Nivka to fajny wozek ale chyba raczej do lekkiego terenu choc i w tym ciezkim sobie radzi całkiem nieźle.
: śr sie 27, 2003 10:27 am
autor: wrc
nie ma kiepskich samochodow sa tylko kiepscy kierowcy ktorzy nie dbaja o sprzet
niwa............
: pt sie 29, 2003 8:37 pm
autor: gumi
skladajac rownanie ............cene niwy+wlasnosci terenowe+inne bajery zwiazane z tematem = NIC SPECJALNEGO...............PRZECA JEST TYLE LADNYCH SAMOCHODOW!!!!!!!!!!!!!!
: pt sie 29, 2003 10:09 pm
autor: Albert_N
Najslabsza strona jest blacha i nikoma podatnosc modyfikacyjna wynikajaca z konstrukcji nadwozia.

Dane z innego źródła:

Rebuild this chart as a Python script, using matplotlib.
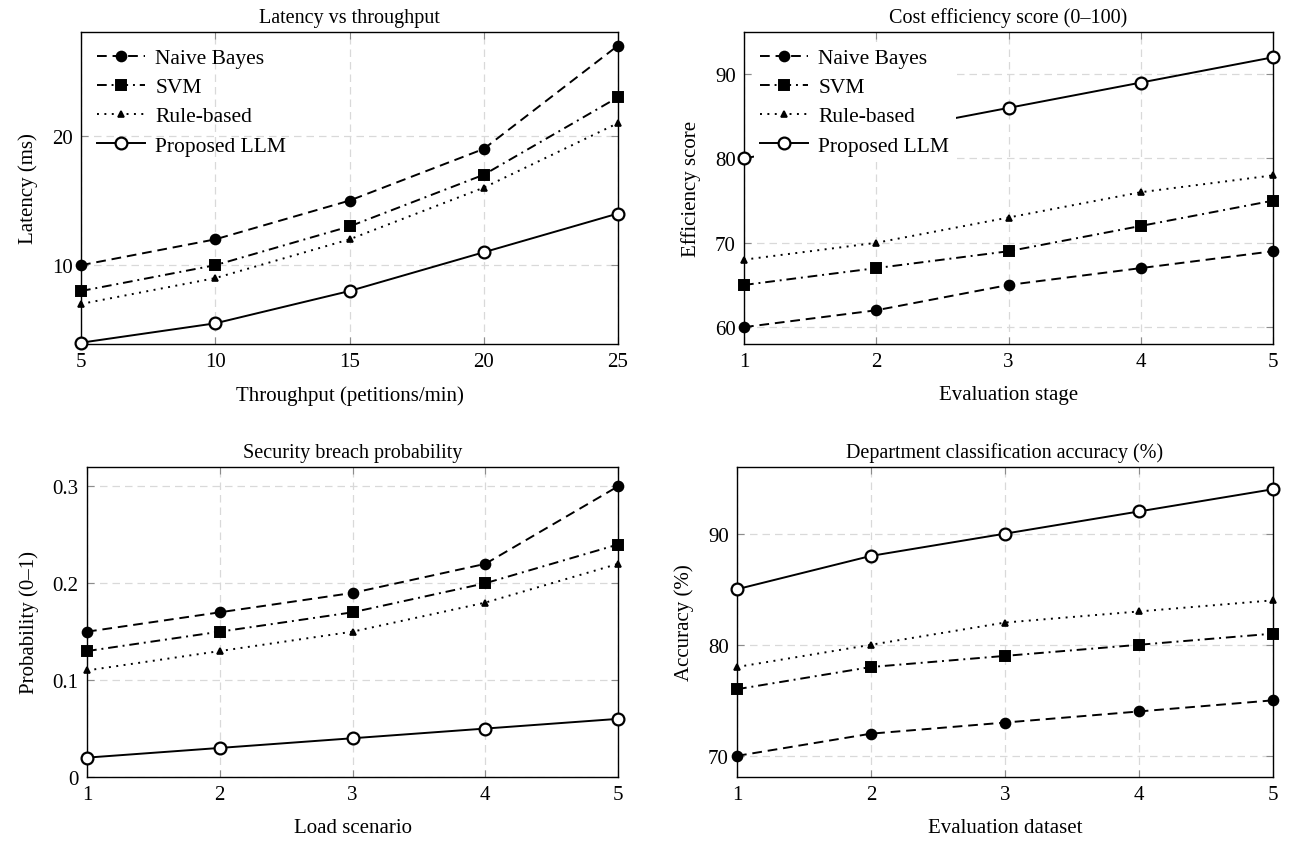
import matplotlib.pyplot as plt
from matplotlib.lines import Line2D

plt.rcParams["font.family"] = ["Liberation Serif", "DejaVu Serif"]
plt.rcParams["font.size"] = 15

# データ
series_names = ["Naive Bayes", "SVM", "Rule-based", "Proposed LLM"]

# 1) Latency vs throughput
thr_x = [5, 10, 15, 20, 25]
lat_nb = [10, 12, 15, 19, 27]
lat_svm = [8, 10, 13, 17, 23]
lat_rule = [7, 9, 12, 16, 21]
lat_llm = [4, 5.5, 8, 11, 14]

# 2) Cost efficiency
stage_x = [1, 2, 3, 4, 5]
eff_nb = [60, 62, 65, 67, 69]
eff_svm = [65, 67, 69, 72, 75]
eff_rule = [68, 70, 73, 76, 78]
eff_llm = [80, 83, 86, 89, 92]

# 3) Security breach probability
load_x = [1, 2, 3, 4, 5]
sec_nb = [0.15, 0.17, 0.19, 0.22, 0.30]
sec_svm = [0.13, 0.15, 0.17, 0.20, 0.24]
sec_rule = [0.11, 0.13, 0.15, 0.18, 0.22]
sec_llm = [0.02, 0.03, 0.04, 0.05, 0.06]

# 4) Department classification accuracy
ds_x = [1, 2, 3, 4, 5]
acc_nb = [70, 72, 73, 74, 75]
acc_svm = [76, 78, 79, 80, 81]
acc_rule = [78, 80, 82, 83, 84]
acc_llm = [85, 88, 90, 92, 94]

# スタイル（pgfplots風）
LW = 1.4
styles = [
    dict(ls=(0, (5, 3)), marker="o", ms=7, mfc="black", mew=1.4),
    dict(ls=(0, (5, 2.5, 1, 2.5)), marker="s", ms=6.5, mfc="black", mew=1.4),
    dict(ls=(0, (1, 2.8)), marker="^", ms=5, mfc="black", mew=1.2),
    dict(ls="-", marker="o", ms=8.5, mfc="white", mew=1.6),
]


def draw_panel(ax, x, ys, title, xlabel, ylabel, yticks, ylim, legend=True, legend_bg=False):
    for y, st in zip(ys, styles):
        ax.plot(x, y, color="black", lw=LW, linestyle=st["ls"], marker=st["marker"],
                ms=st["ms"], mfc=st["mfc"], mec="black", mew=st["mew"],
                zorder=4, clip_on=False)
    ax.set_xlim(x[0], x[-1])
    ax.set_ylim(*ylim)
    ax.set_xticks(x)
    ax.set_yticks(yticks)
    ax.set_yticklabels([f"{v:g}" for v in yticks])
    ax.set_title(title, fontsize=14.5, pad=7)
    ax.set_xlabel(xlabel, fontsize=15, labelpad=10)
    ax.set_ylabel(ylabel, fontsize=15, labelpad=10)
    ax.grid(True, color="#d9d9d9", linestyle=(0, (6, 4)), linewidth=0.9, zorder=0)
    ax.tick_params(direction="in", length=5, width=0.8, color="0.55",
                   top=True, right=True, labelsize=15, pad=6)
    for sp in ax.spines.values():
        sp.set_linewidth(1.0)
    if not legend:
        return
    handles = [Line2D([], [], color="black", lw=LW, linestyle=st["ls"], marker=st["marker"],
                      ms=st["ms"], mfc=st["mfc"], mec="black", mew=st["mew"]) for st in styles]
    leg = ax.legend(handles, series_names, loc="upper left", frameon=legend_bg,
                    handlelength=2.2, handletextpad=0.5, labelspacing=0.42,
                    borderaxespad=0.45, borderpad=0.3, fontsize=15.5)
    if legend_bg:
        fr = leg.get_frame()
        fr.set_facecolor("white")
        fr.set_edgecolor("none")
        fr.set_alpha(1.0)
        fr.set_boxstyle("square", pad=0)
    leg.set_zorder(10)


fig = plt.figure(figsize=(12.89, 8.45), dpi=100)
W, H = 1289, 845


def frac(l, r, t, b):
    return [l / W, (H - b) / H, (r - l) / W, (b - t) / H]


ax1 = fig.add_axes(frac(81, 618, 33, 345))
ax2 = fig.add_axes(frac(744, 1273, 33, 345))
ax3 = fig.add_axes(frac(87, 618, 468, 778))
ax4 = fig.add_axes(frac(737, 1273, 468, 778))

draw_panel(ax1, thr_x, [lat_nb, lat_svm, lat_rule, lat_llm], "Latency vs throughput",
           "Throughput (petitions/min)", "Latency (ms)", [10, 20], (3.9, 28.05))
draw_panel(ax2, stage_x, [eff_nb, eff_svm, eff_rule, eff_llm], "Cost efficiency score (0\u2013100)",
           "Evaluation stage", "Efficiency score", [60, 70, 80, 90], (58, 95), legend_bg=True)
draw_panel(ax3, load_x, [sec_nb, sec_svm, sec_rule, sec_llm], "Security breach probability",
           "Load scenario", "Probability (0\u20131)", [0, 0.1, 0.2, 0.3], (0, 0.32), legend=False)
draw_panel(ax4, ds_x, [acc_nb, acc_svm, acc_rule, acc_llm], "Department classification accuracy (%)",
           "Evaluation dataset", "Accuracy (%)", [70, 80, 90], (68.1, 96), legend=False)

fig.savefig("out.png", dpi=100)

Pozatym jakosc poszczegolnych egzemplarzy jest tak rozna ze dajcie spokoj-znajomy chwalil, ze auta trwale itp, kupilem egzemplarz jeszcze z rosyjskimi napisami na klapie, hepi i w ogole...Psulo sie ciagle to samo, robione na nowych czesciach przez fachowcow,np. pompe i wysprzeglik wymienialem 4 razy i dupa,cieklo zima mi sprzeglo i stawalem co drugi dzien w drodze do roboty

Obecnie mam samuraja, drozszego w zakupie, drozszego w czesciach,ale za to jak raz cos zrobilem to nawet do niego zagladac nie musze. I to jest to co lubie, bo zasadniczo wychodzi taniej i w terenik znacznie ciezszy mozna jezdzic niz Nivka.
Uff ale sie rozpisalem

: sob sie 30, 2003 10:29 am
autor: leszek
dokładnie tak jak napisał Albert nic dodać nic ująć autko fajne tylko na leśnych drogach a spróbuj z nich zjechać to koszty napraw przypominają o tym i następnym razem nie ma człowiek ochoty.też ukręcałem kiedyś niwe i były to wspaniałe wypady tyle że to co wtedy było extremalnym wypadem teraz jest tylko dojazdówką a koledzy z którymi kiedyś jeżdziłem i zostali przy niwkach już niechcą zemną jeżdzić że niby niwa nie do takich wyczynów.teraz jezdze sj-otom i jest git a na disko też patrze z pożądaniem znająć jego możliwości terenowe,i to przyjemne kołysanie (niwa niby nie komfortowa)to zapraszam do mojego syfa jak ktoś ma ochote puscić pawia z własnej wątroby,to dopiero komfort tfu.